Fact is, society notices "depth first" approaches more than "breadth first". For example, we are more likely to go wow! when we hear of Sachin Tendulkar paying attention to the direction of grass blades at Centurion as opposed to, say, MS Dhoni's ability as a captain to deal with a hundred off-field issues like media, selectors, fans in addition to actually worrying about the match at hand.

I also think our childhood conditioning of problem solving (basically math and math-like subjects at school) is "depth first".  Solving a math problem is pretty digital - you're either right or wrong. Few exam graders would award the same grade to the following 2 students :
  • Student A who solves 7 out of 10 problems in an exam, but solves all 7 perfectly
  • Student B who tries all 10 problems, final answers being wrong everywhere , but more than half the steps in all problems are along the right lines
Also, multi-tasking, an inherent requirement of depth-first approaches, is not very glamorous. It requires one to rein back the most 'expert' of their skills, and pull their punches when punch is all they can do. It pays dividends in the long run, and only when it is done with diligence and consistency. And long-term-ism is boring!

Many people, including me, tend to get around this challenge in a lazy fashion. You're already very good at something, so just get better and better at it. Till the point where you can tackle all your problems serially in a "depth first" approach , and yet there is no problem left unsolved.

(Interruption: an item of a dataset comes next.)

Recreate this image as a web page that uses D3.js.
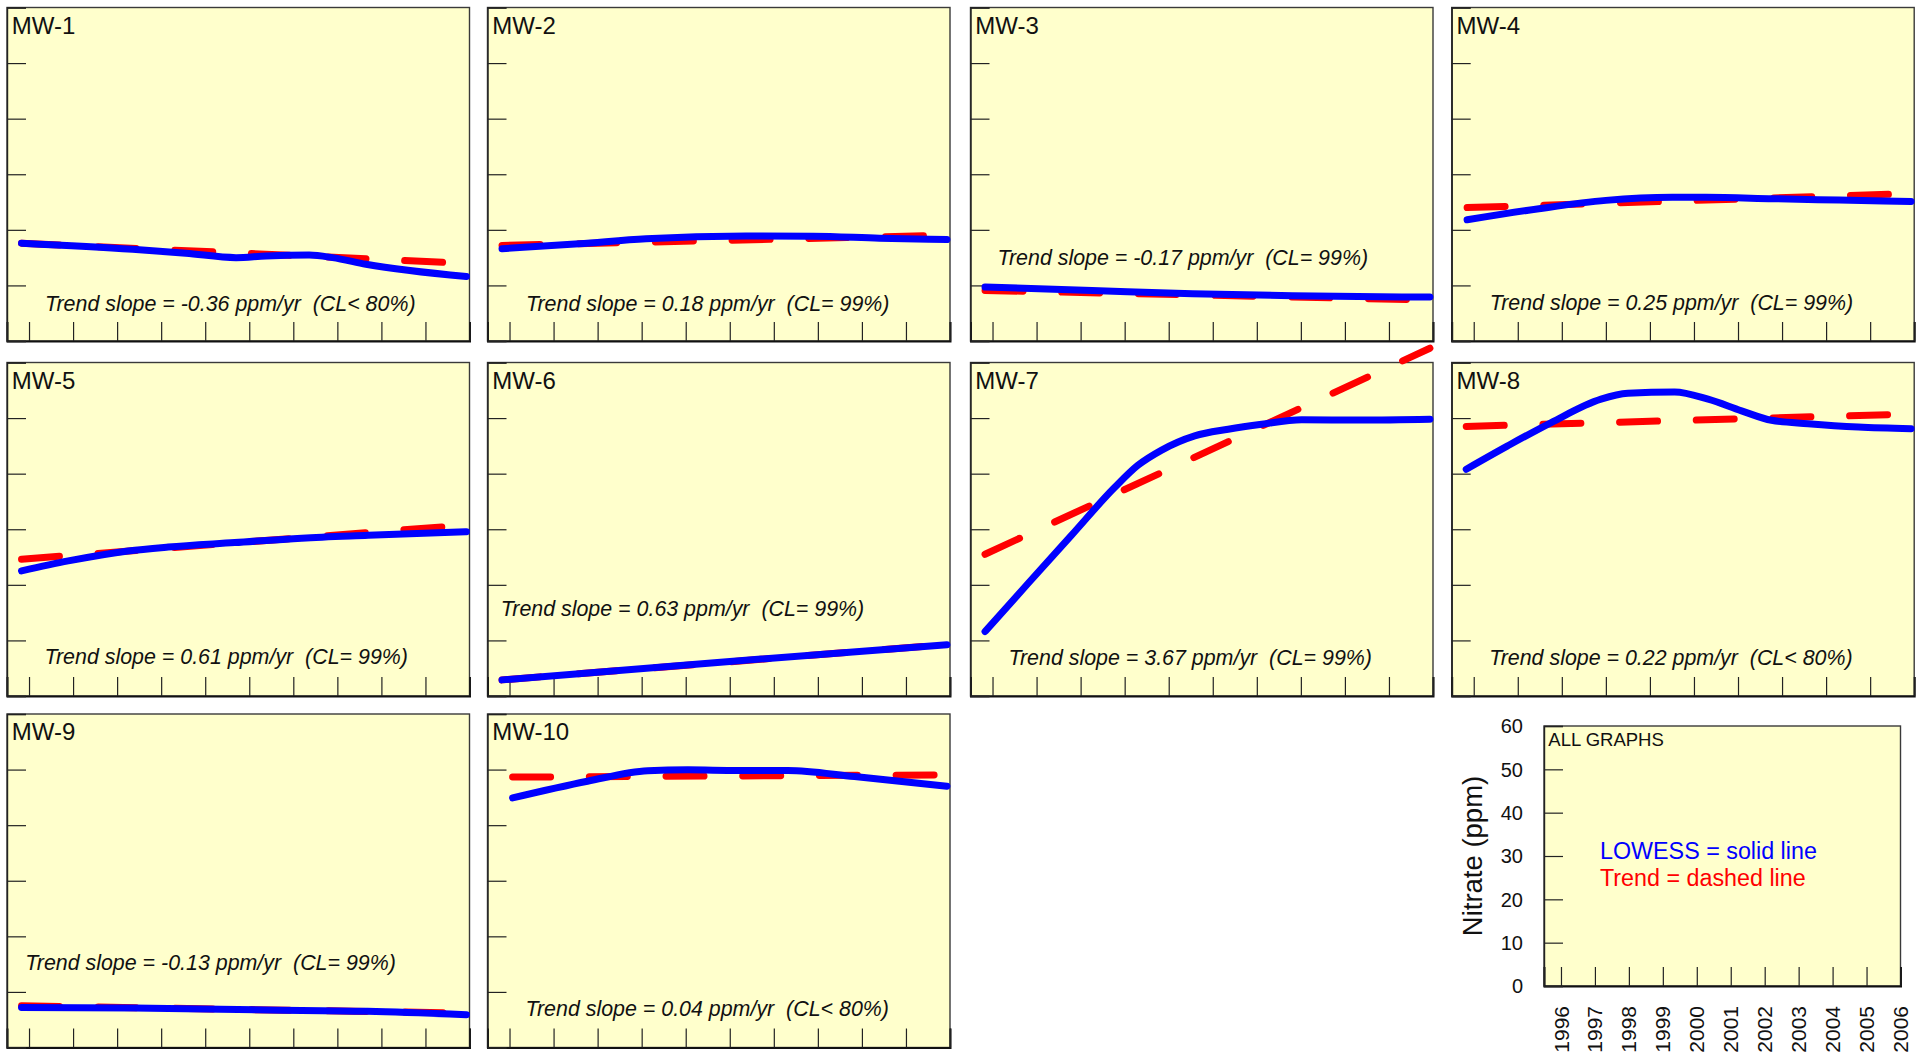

That's where trading (and I suspect many other businesses) changes things. You can never get good enough at something, and no problem is ever completely solved. In fact , all problems in trading, by definition, evolve to render their solution insufficient. Any "depth first" approach would keep you locked in for large periods of time on singular issues, and that time spent yields very little dividends as the problem statement changes with time. Not paying attention to other problems meanwhile, is potentially more expensive,  especially if you don't know how many marks those other  problems will score or cost you.

So, what sort of person are you - deep diver or water treader?